Recently, a friend had an epiphany of sorts. It's a simple idea, really, but one we as a society fail to grasp in our day-to-day lives. He spoke about the choice we have to make about how we view each day-- do we look up, focusing on what is good, hopeful and worthwhile, or do we look down, maintaining a perspective of all that is wrong in our individual world while grasping at things that don't matter in the long run?
Both this friend and I are going through seasons of change and are both unhappy with where we currently "stand" in life. We had this conversation on the phone while I was on a business trip doing a job that I find completely unfulfilling. I am not challenged and will wilt inside without challenge. So, I have a very poor attitude towards all things related to my job. In short, I'm looking down. I find myself waking up in the morning thinking only of how much I hate the way my day is about to be wasted on my miserable job.

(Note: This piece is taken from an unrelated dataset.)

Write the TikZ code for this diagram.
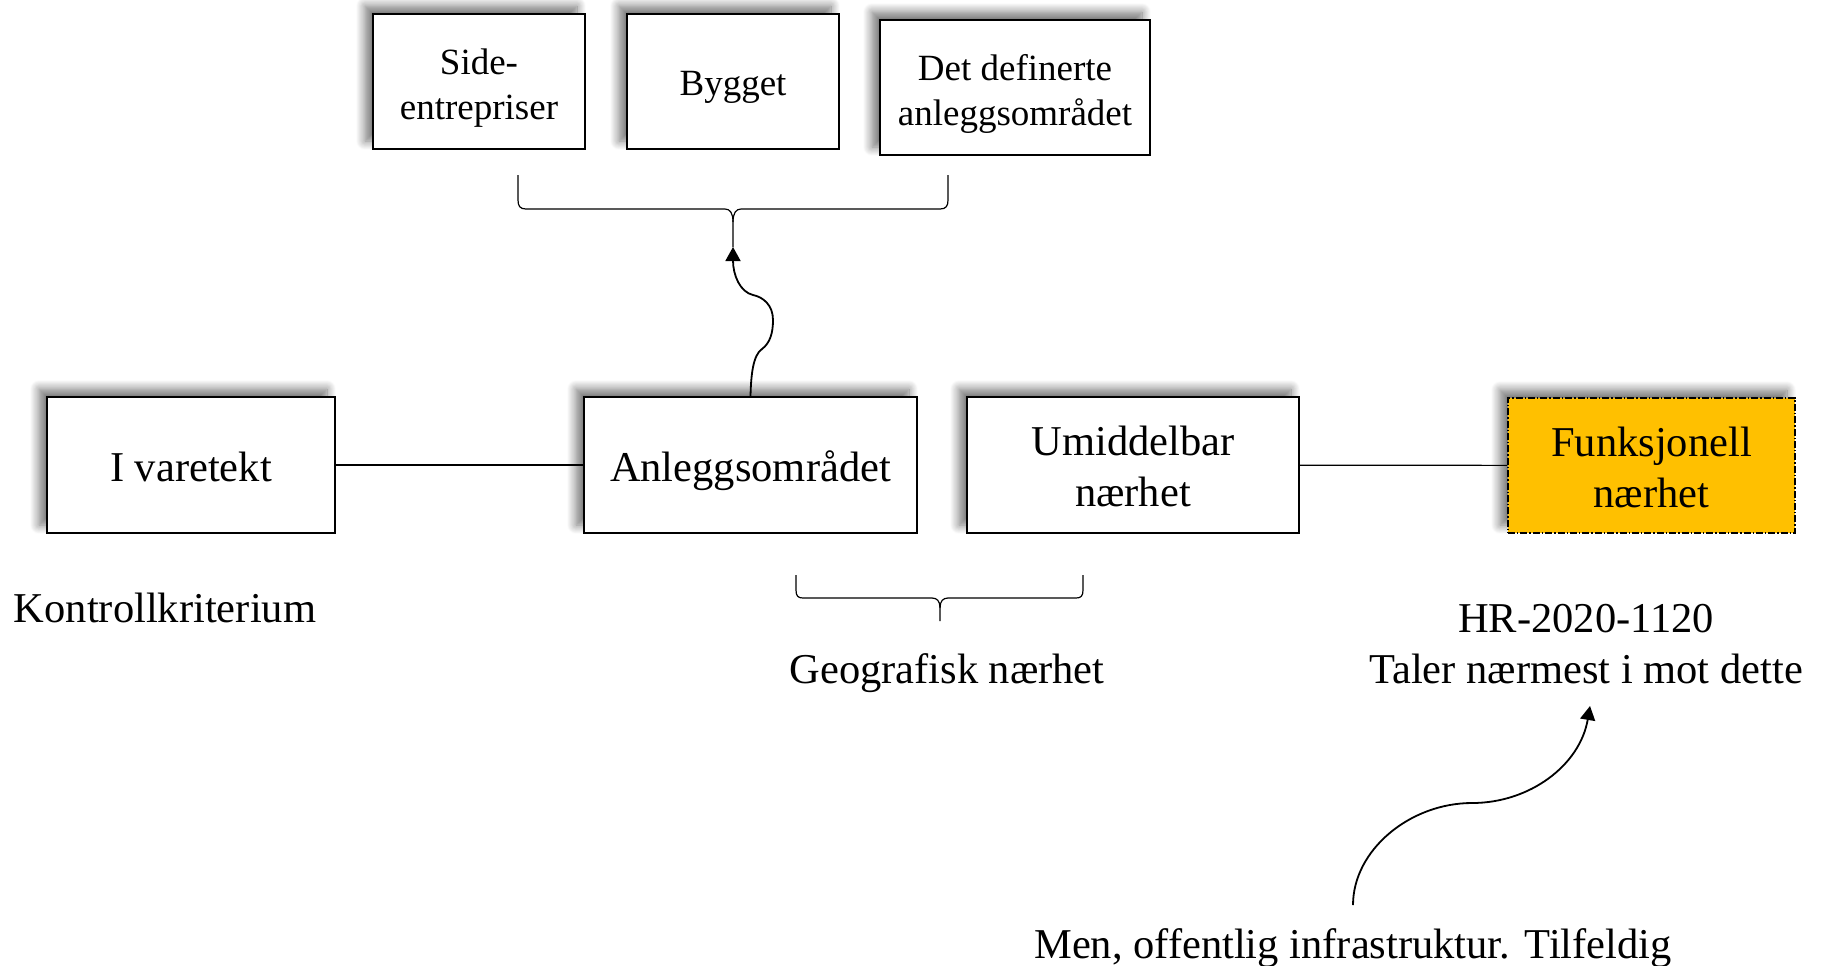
\documentclass[tikz,border=0pt]{standalone}
\usepackage{fontspec}
\setmainfont{Liberation Serif}
\usetikzlibrary{arrows.meta,shadows.blur}
\definecolor{wordgold}{HTML}{FFC000}
\newcommand\bigf{\fontsize{21.25pt}{25.5pt}\selectfont}
\newcommand\smallf{\fontsize{18.5pt}{22.5pt}\selectfont}
\newcommand\boxtxt[2]{\raisebox{-#1}[\height][\depth]{\begin{tabular}{@{}c@{}}#2\end{tabular}}}
\begin{document}
\begin{tikzpicture}[x=0.5pt,y=-0.5pt,
  box/.style={draw=black, line width=0.8pt, fill=white, inner sep=0pt, font=\bigf,
    minimum height=68pt,
    blur shadow={shadow xshift=-4pt, shadow yshift=4pt, shadow blur radius=4.5pt, shadow blur steps=12, shadow opacity=55}},
  topbox/.style={box, font=\smallf, minimum height=67.5pt},
  conn/.style={draw=black, line width=0.6pt},
  brace/.style={draw=black, line width=0.6pt},
  curvearrow/.style={draw=black, line width=0.9pt, -{Triangle[width=7.5pt,length=7pt]}},
  label/.style={font=\bigf, anchor=base, inner sep=0pt}]
\useasboundingbox (0,0) rectangle (1824,965);

% main row
\node[box, minimum width=144pt] (var) at (191,465) {\boxtxt{3pt}{I varetekt}};
\node[box, minimum width=166.5pt] (anl) at (750.5,465) {\boxtxt{3pt}{Anleggsområdet}};
\node[box, minimum width=166pt] (umi) at (1133,465) {\boxtxt{3pt}{Umiddelbar\\nærhet}};
\node[box, fill=wordgold, dash pattern=on 3.5pt off 1pt on 0.7pt off 1pt, minimum width=143.5pt, minimum height=67.5pt] (fun) at (1651.5,465.5) {\boxtxt{3pt}{Funksjonell\\nærhet}};

% top row
\node[topbox, minimum width=106pt] (side) at (479,81.5) {\boxtxt{3pt}{Side-\\entrepriser}};
\node[topbox, minimum width=106pt] (byg) at (733,81.5) {\boxtxt{2.7pt}{Bygget}};
\node[topbox, minimum width=135pt] (def) at (1015,87.5) {\boxtxt{3pt}{Det definerte\\anleggsområdet}};

% connectors
\draw[conn] (var) -- (anl);
\draw[conn] (umi) -- (fun);

% labels
\node[label] (kont) at (165,622) {Kontrollkriterium};
\node[label] (geo) at (947,683) {Geografisk nærhet};
\node[label] (hr) at (1586,632) {HR-2020-1120};
\node[label] (tal) at (1586,683) {Taler nærmest i mot dette};
\node[label] (men) at (1353,958) {Men, offentlig infrastruktur. Tilfeldig};

% top brace
\coordinate (btip) at (733,247);
\draw[brace] (518,175) -- (518,200) .. controls (518,206) and (520,209) .. (526,209) -- (725,209)
  .. controls (730,209) and (733,213) .. (733,222) -- (btip);
\draw[brace] (948,175) -- (948,200) .. controls (948,206) and (946,209) .. (940,209) -- (741,209)
  .. controls (736,209) and (733,213) .. (733,222);

% bottom brace
\draw[brace] (796,575) -- (796,590) .. controls (796,596) and (798,598) .. (803,598) -- (932,598)
  .. controls (937,598) and (940,601) .. (940,608) -- (940,621);
\draw[brace] (1083,575) -- (1083,590) .. controls (1083,596) and (1081,598) .. (1076,598) -- (948,598)
  .. controls (943,598) and (940,601) .. (940,608);

% wavy arrow up to the brace
\draw[curvearrow] (anl.north) .. controls (751,375) and (753,355) .. (762,349)
  .. controls (770,343) and (773,333) .. (773,320)
  .. controls (773,305) and (763,297) .. (753,295)
  .. controls (740,292) and (733,275) .. (btip);

% bottom arrow
\coordinate (mstart) at (1353,905);
\coordinate (ttip) at (1590,706);
\draw[curvearrow] (mstart) .. controls (1353,850) and (1410,803) .. (1472,803)
  .. controls (1530,803) and (1580,765) .. (ttip);
\end{tikzpicture}
\end{document}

...how much I hate, my day, my job. Everything about that is selfish. In reality, my job is incredibly helpful to many people who are overwhelmed in their current state of life transition. In reality, I have a regular paycheck in an unstable economy, I work for an organization that believes in values I solidly support, and I'm able to travel extensively on my company's dime.
Why then, does my attitude always come down to the fact that I'm bored? I don't want to be a selfish, miserable person who can't see that she's part of a really good thing. However, I strongly believe that when you do what you love, when you are fulfilled doing what you love, you then become a more positive influence on everyone around you and on the world in which you move.
I find this quote profound:
"Don't ask what the world needs. Ask what makes you come alive, and go do that. Because what the world needs is people who have come alive."
--Howard Thurman
Howard Thurman was the dean of the chapel at both Howard University and Boston University. He was a civil rights activist and pastor who brought people together. He worked for principles he believed in and did what the loved and in so doing changed the lives of countless individuals. He came alive and he brought others with him.
I'm still trying to figure out my perspective on my life right now. I suppose the lesson I'm learning is to see that I am blessed-- I have a job, a paycheck and a chance to see many new places-- but also, I need to do something that I love, something that enlivens me and therefore emboldens others to pursue what makes them come alive.
The hard part then, is figuring out what that thing is.